Accessing Model Attributes

After fitting the model, you can access these attributes to understand the learned parameters:

model = LinearRegression/fit(x, y, max_iter, learning_rate, tol)

# Accessing model weights, bias, and cost
match model:
  case LinearRegression/Model:
    IO/print(model.weights)
    IO/print(model.bias)
    IO/print(model.cost)

Explanation of Gradient Descent Parameters

  • max_iter: Increasing max_iter can improve accuracy but may slow down training.
  • learning_rate: Too high of a learning rate might lead to divergence, while too low of a learning rate could result in slow convergence.
  • tol: Useful for setting an early stopping criterion, speeding up training when the error improvement becomes minimal.

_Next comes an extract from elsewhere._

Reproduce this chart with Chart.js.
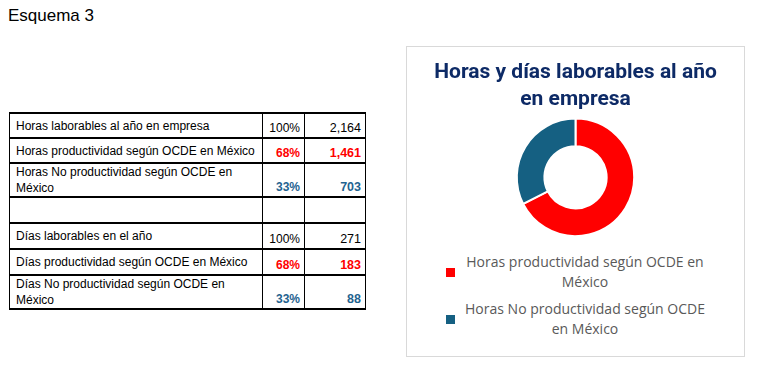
<!DOCTYPE html>
<html>
<head>
<meta charset="utf-8">
<script src="https://cdn.jsdelivr.net/npm/chart.js@4.4.1/dist/chart.umd.min.js"></script>
<style>
  body { margin: 0; width: 760px; height: 370px; background: #fff; position: relative; overflow: hidden; }
  #titulo { position: absolute; left: 8px; top: 6px; font: 17px 'Liberation Sans', Arial, sans-serif; color: #000; }
  table { position: absolute; left: 9px; top: 112px; border-collapse: collapse; font: 12px 'Liberation Sans', Arial, sans-serif; color: #000; }
  td { border-left: 1px solid #000; border-right: 1px solid #000; border-top: 2px solid #000; border-bottom: 2px solid #000; padding: 0; }
  td.lbl { width: 246px; padding-left: 6px; vertical-align: middle; line-height: 16px; }
  td.num { vertical-align: bottom; text-align: right; padding-right: 4px; padding-bottom: 2px; }
  td.c2 { width: 37px; }
  td.c3 { width: 56px; font-size: 12.5px; }
  .rojo { color: #ff0000; font-weight: bold; }
  .azul { color: #1f6390; font-weight: bold; }
  #caja { position: absolute; left: 406px; top: 46px; width: 337px; height: 309px; border: 1px solid #d9d9d9; }
  #lienzo { position: absolute; left: 0; top: 0; width: 337px; height: 190px; }
  #leyenda { position: absolute; left: 0; top: 205px; width: 337px; font: 14px 'Open Sans', sans-serif; color: #595959; }
  .item { display: flex; align-items: center; margin-left: 39px; margin-bottom: 7px; }
  .cuadro { width: 9px; height: 9px; margin-right: 6px; }
  .texto { width: 248px; text-align: center; line-height: 20px; }
</style>
</head>
<body>
<div id="titulo">Esquema 3</div>
<table id="tabla"></table>
<div id="caja">
  <div id="lienzo"><canvas id="dona"></canvas></div>
  <div id="leyenda"></div>
</div>
<script>
// Tabla
const filas = [
  'Horas laborables al año en empresa',
  'Horas productividad según OCDE en México',
  'Horas No productividad según OCDE en<br>México',
  '',
  'Días laborables en el año',
  'Días productividad según OCDE en México',
  'Días No productividad según OCDE en<br>México'
];
const porcentajes = ['100%', '68%', '33%', '', '100%', '68%', '33%'];
const valores = ['2,164', '1,461', '703', '', '271', '183', '88'];
const estilos = ['', 'rojo', 'azul', '', '', 'rojo', 'azul'];
const alturas = [25, 25, 33, 26, 26, 26, 31];

// Gráfico
const categorias = ['Horas productividad según OCDE en México', 'Horas No productividad según OCDE en México'];
const horas = [1461, 703];
const colores = ['#ff0000', '#156082'];

const tabla = document.getElementById('tabla');
filas.forEach((f, i) => {
  const tr = document.createElement('tr');
  tr.style.height = alturas[i] + 'px';
  tr.innerHTML = '<td class="lbl">' + f + '</td>' +
    '<td class="num c2 ' + estilos[i] + '">' + porcentajes[i] + '</td>' +
    '<td class="num c3 ' + estilos[i] + '">' + valores[i] + '</td>';
  tabla.appendChild(tr);
});

const dona = new Chart(document.getElementById('dona'), {
  type: 'doughnut',
  data: {
    labels: categorias,
    datasets: [{
      data: horas,
      backgroundColor: colores,
      borderColor: '#ffffff',
      borderWidth: 2
    }]
  },
  options: {
    responsive: true,
    maintainAspectRatio: false,
    animation: false,
    cutout: '53%',
    layout: { padding: 0 },
    plugins: {
      legend: { display: false },
      tooltip: { enabled: false },
      title: {
        display: true,
        text: ['Horas y días laborables al año', 'en empresa'],
        color: '#0d2a66',
        font: { family: 'Roboto', size: 21, weight: 'bold', lineHeight: 1.3 },
        padding: { top: 12, bottom: 4 }
      }
    }
  }
});

// Leyenda HTML a partir del gráfico
const leyenda = document.getElementById('leyenda');
dona.options.plugins.legend.labels.generateLabels(dona).forEach(it => {
  const d = document.createElement('div');
  d.className = 'item';
  d.innerHTML = '<span class="cuadro" style="background:' + it.fillStyle + '"></span><span class="texto">' + it.text + '</span>';
  leyenda.appendChild(d);
});
</script>
</body>
</html>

Common Issues and Error Handling

  • Learning Rate Too High: If the learning rate is too high, gradient descent may diverge. Start with a small learning rate and adjust as needed.
  • Insufficient max_iter: If the model doesn't converge within the specified iterations, try increasing max_iter or adjusting the learning_rate.
  • Imbalanced Features: Standardize or normalize features if there are large variations in feature scales, as this improves gradient descent performance.